Lung Hsin-kai is not an isolated exception. On this afternoon, many children came in and out of the ward to get routine treatment. Switching locales, but the scene remaining the same, the children's asthma department at National Taiwan University Hospital sees 200 little patients on a typical afternoon, and every Thursday the number increases by 40 to 50 cases.
According to statistics, the incidence of asthma among Chinese exceeds five percent. More than a million people in Taiwan suffer from asthma. Among them, three times as many children as adults have asthma. It is the second most commonly seen chronic illness among children, trailing only allergic nasal catarrh.
Asthma, along with its brothers in arms--nasal catarrh, atopic exzema, and urticaria--have always been seen as indicators of civilization: There is a direct correlation between deterioration in air quality and the number of sufferers.
Hsieh Kue-hsiung, a doctor in the Department of Pediatric Allergies at NTUH, undertook two studies of 150,000 children in Taipei City between the ages of 7 and 15. The studies, conducted in 1974 and 1985, discovered that the rate of illness has increased from 1.3% to 5.07%, almost four times over. In 1985 the rate in Kaohsiung was 5%, but only 2.5% in Taichung and only around 2% in Pingtung. Hsiehunder took another study this year. Although the results are not yet available, he estimates the rate will increase to 6%.
"This is identical to the trend of ten years ago in England, the US, Japan, and other advanced industrial nations," says Dr. Hsieh. "This clearly tells us that there is an unbreakable relationship between industrialization and urbanization and the increase in asthma."
Although it is true that pollution is a factor, doctors all stress that asthma is a multiple causation illness.

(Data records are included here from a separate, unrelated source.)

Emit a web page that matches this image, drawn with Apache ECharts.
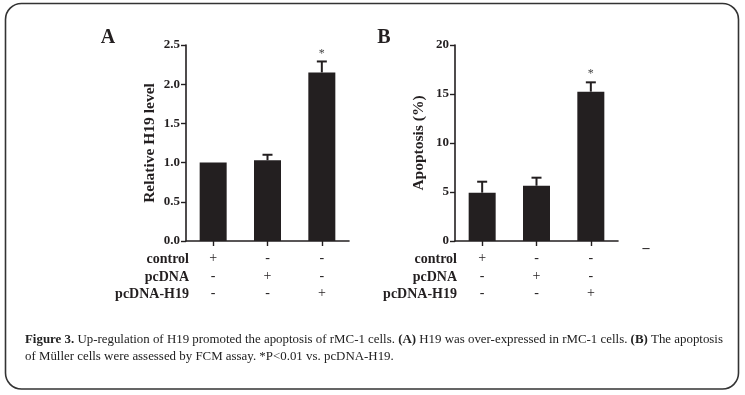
<!DOCTYPE html>
<html><head><meta charset="utf-8">
<script src="https://cdn.jsdelivr.net/npm/echarts@6/dist/echarts.min.js"></script>
<style>html,body{margin:0;padding:0;background:#fff}#c{width:745px;height:395px}</style>
</head><body><div id="c"></div><script>
// ---- data ----
const categories = ['control', 'pcDNA', 'pcDNA-H19'];
const rowLabels = ['control', 'pcDNA', 'pcDNA-H19'];
const signRows = [['+', '-', '-'], ['-', '+', '-'], ['-', '-', '+']];
const h19Level = [1.00, 1.03, 2.15];
const h19ErrTop = [1.00, 1.10, 2.29];
const h19Sig = ['', '', '*'];
const apoptosis = [4.93, 5.64, 15.24];
const apoptosisErrTop = [6.05, 6.46, 16.19];
const apoptosisSig = ['', '', '*'];
const yTicksA = [0, 0.5, 1.0, 1.5, 2.0, 2.5];
const yTicksB = [0, 5, 10, 15, 20];
const caption1 = [['b', 'Figure 3.'], ['n', ' Up-regulation of H19 promoted the apoptosis of rMC-1 cells. '], ['b', '(A)'], ['n', ' H19 was over-expressed in rMC-1 cells. '], ['b', '(B)'], ['n', ' The apoptosis']];
const caption2 = [['n', 'of Müller cells were assessed by FCM assay. *P<0.01 vs. pcDNA-H19.']];

// ---- styles ----
const INK = '#231f20';
const SERIF = '"Liberation Serif", "Times New Roman", serif';
const chart = echarts.init(document.getElementById('c'), null, {renderer: 'canvas'});

function yAxis(ticks, name, gi, decimals) {
  return {
    type: 'value', gridIndex: gi,
    min: ticks[0], max: ticks[ticks.length - 1], interval: ticks[1] - ticks[0],
    name: name, nameLocation: 'middle', nameGap: 28, nameRotate: 90,
    nameTextStyle: {fontFamily: SERIF, fontWeight: 'bold', fontSize: 15.5, color: INK},
    axisLine: {show: true, lineStyle: {color: INK, width: 1.6}},
    axisTick: {show: true, length: 5, lineStyle: {color: INK, width: 1.4}},
    axisLabel: {margin: 6, fontFamily: SERIF, fontWeight: 'bold', fontSize: 13, color: INK,
      formatter: v => decimals ? v.toFixed(decimals) : String(v)},
    splitLine: {show: false}
  };
}
function xAxis(gi) {
  return {
    type: 'category', gridIndex: gi, data: categories,
    axisLine: {show: true, lineStyle: {color: INK, width: 1.6}},
    axisTick: {show: true, alignWithLabel: true, length: 5, lineStyle: {color: INK, width: 1.4}},
    axisLabel: {margin: 9, fontFamily: SERIF, fontSize: 14, color: INK, lineHeight: 17.5,
      interval: 0, formatter: (v, i) => signRows.map(r => r[i]).join('\n')},
    splitLine: {show: false}
  };
}
function errSeries(gi, tops, vals, sig) {
  return {
    type: 'custom', xAxisIndex: gi, yAxisIndex: gi, z: 5,
    data: tops.map((t, i) => [i, t, vals[i]]),
    renderItem: (params, api) => {
      const i = api.value(0);
      const pTop = api.coord([i, api.value(1)]);
      const pBase = api.coord([i, api.value(2)]);
      const children = [];
      if (api.value(1) > api.value(2)) {
        children.push({type: 'line', shape: {x1: pBase[0], y1: pBase[1], x2: pTop[0], y2: pTop[1]}, style: {stroke: INK, lineWidth: 2}});
        children.push({type: 'line', shape: {x1: pTop[0] - 5, y1: pTop[1], x2: pTop[0] + 5, y2: pTop[1]}, style: {stroke: INK, lineWidth: 2}});
      }
      const s = sig[params.dataIndex];
      if (s) children.push({type: 'text', x: pTop[0], y: pTop[1] - 2, style: {text: s, fontFamily: SERIF, fontSize: 12, fill: '#444', align: 'center', verticalAlign: 'bottom'}});
      return {type: 'group', children};
    }
  };
}
function rowHeaders(xRight) {
  const ys = [259, 277, 294.5];
  return rowLabels.map((t, k) => ({type: 'text', x: xRight, y: ys[k],
    style: {text: t, fontFamily: SERIF, fontWeight: 'bold', fontSize: 14, fill: INK, align: 'right', verticalAlign: 'middle'}}));
}
function captionLine(parts, y) {
  return {type: 'text', x: 25, y: y, style: {
    text: parts.map(p => '{' + p[0] + '|' + p[1] + '}').join(''),
    verticalAlign: 'middle',
    rich: {
      b: {fontFamily: SERIF, fontWeight: 'bold', fontSize: 12.9, fill: '#222'},
      n: {fontFamily: SERIF, fontSize: 12.9, fill: '#222'}
    }}};
}

chart.setOption({
  animation: false,
  backgroundColor: '#fff',
  grid: [
    {left: 186, top: 45, width: 163, height: 196, containLabel: false, outerBoundsMode: 'none'},
    {left: 455, top: 45, width: 163, height: 196, containLabel: false, outerBoundsMode: 'none'}
  ],
  xAxis: [xAxis(0), xAxis(1)],
  yAxis: [yAxis(yTicksA, 'Relative H19 level', 0, 1), yAxis(yTicksB, 'Apoptosis (%)', 1, 0)],
  series: [
    {type: 'bar', xAxisIndex: 0, yAxisIndex: 0, data: h19Level, barWidth: 27, itemStyle: {color: INK}},
    {type: 'bar', xAxisIndex: 1, yAxisIndex: 1, data: apoptosis, barWidth: 27, itemStyle: {color: INK}},
    errSeries(0, h19ErrTop, h19Level, h19Sig),
    errSeries(1, apoptosisErrTop, apoptosis, apoptosisSig)
  ],
  graphic: [
    {type: 'rect', shape: {x: 5.5, y: 3.5, width: 733, height: 385.5, r: 16}, style: {fill: 'none', stroke: '#333', lineWidth: 1.6}, z: 10},
    {type: 'text', x: 108, y: 38, style: {text: 'A', fontFamily: SERIF, fontWeight: 'bold', fontSize: 20, fill: INK, align: 'center', verticalAlign: 'middle'}},
    {type: 'text', x: 384, y: 38, style: {text: 'B', fontFamily: SERIF, fontWeight: 'bold', fontSize: 20, fill: INK, align: 'center', verticalAlign: 'middle'}},
    {type: 'text', x: 646, y: 248, style: {text: '–', fontFamily: SERIF, fontWeight: 'bold', fontSize: 14, fill: INK, align: 'center', verticalAlign: 'middle'}},
    ...rowHeaders(189),
    ...rowHeaders(457),
    captionLine(caption1, 340),
    captionLine(caption2, 357)
  ]
});
</script></body></html>
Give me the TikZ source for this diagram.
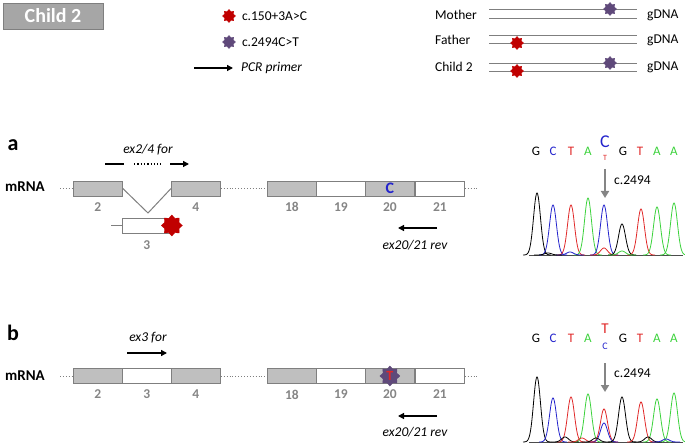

Air pollution can only be considered an indirect cause. One cannot overlook the changes in living style brought about by modernization.
Doctor Chen Chi-chang of the Pediatrics Department of the Hospital for Women and Children points out that asthma is generally divided into allergic and nonallergic types. Allergic asthma is in those who have natural inborn allergic physical condition. Given some triggering factor, such a house-hold dust, flour, or pollen, they have an allergic reaction which causes the amount of sputum to increase, and the air passage to narrow, resulting in asthma attacks.
Wang Soo-ray, section chief for the Allergy, Immunology and Rheumatology Section at Veterans' General Hospital, reminds people to be careful of yet another kind of air pollution. "The air inside our houses is sometimes even dirtier, because the air conditioning system continually circulates second hand smoke and other toxic particles through a closed space."
Since 1987, the Women's and Children's Hospital--with the Assistance of the Department of Health and the Taipei City Department of Health--has undertaken a program of "Children Asthma Hygiene Education." Because in theory one need only avoid allergic triggers in the environment in order to prevent attacks (for example by changing over to wooden chairs and tables, changing to silk blankets or space blankets, and by completely avoiding mattresses and tatamis), in the past year their tracking studies of children with the illness have shown that if family members are able to correctly accommodate the needs of the patients, the number of attacks and expenses for treatment will clearly decrease.
As for nonallergic asthma, acquiring a highly sensitive physical condition genetically from one's parents is still a decisive condition for getting the illness. If one is then exposed to colds, intense physical activity, air pollution, stimulating smells (like incense, perfume, or oil paints) or the humidity is too high or changes too suddenly, this can cause an increase in the glandular secretions in the air passage, leading to asthma. Thus doctors recommend that it is best for households with asthmatics to install dehumidifiers or air purifiers to control the factors leading to attacks.
Hsieh Kue-hsiung goes a step further, and explains that the eating habits of modern people can also contribute to the illness. This is because eating a great deal of high protein, high calorie, and high fat products can lead to a deterioration in resistance, so that milk, eggs, and seafood are all on the triggering factor blacklist.
Psychological pressures also have to be dealt with, because asthmatics commonly have sharp sensitivity, it is extremely important to maintain calm emotions. The Friends of Asthmatics Association, besides holding periodic medical conferences and publishing a monthly report, also hopes to get asthmatics to exchange what they have learned through the organization and reinforce each other's morale. They use a blue whale as their trademark.
Asthma is a long term disease. About 50% of sufferers will never fully escape the disease at any time in their lives. Like the blue whale aspiring to breathe on the surface of the water, a clean environment is the dream that all asthmatics hope to realize. Yet isn't this something that even the lucky among us, like you and me, are entitled to anyway?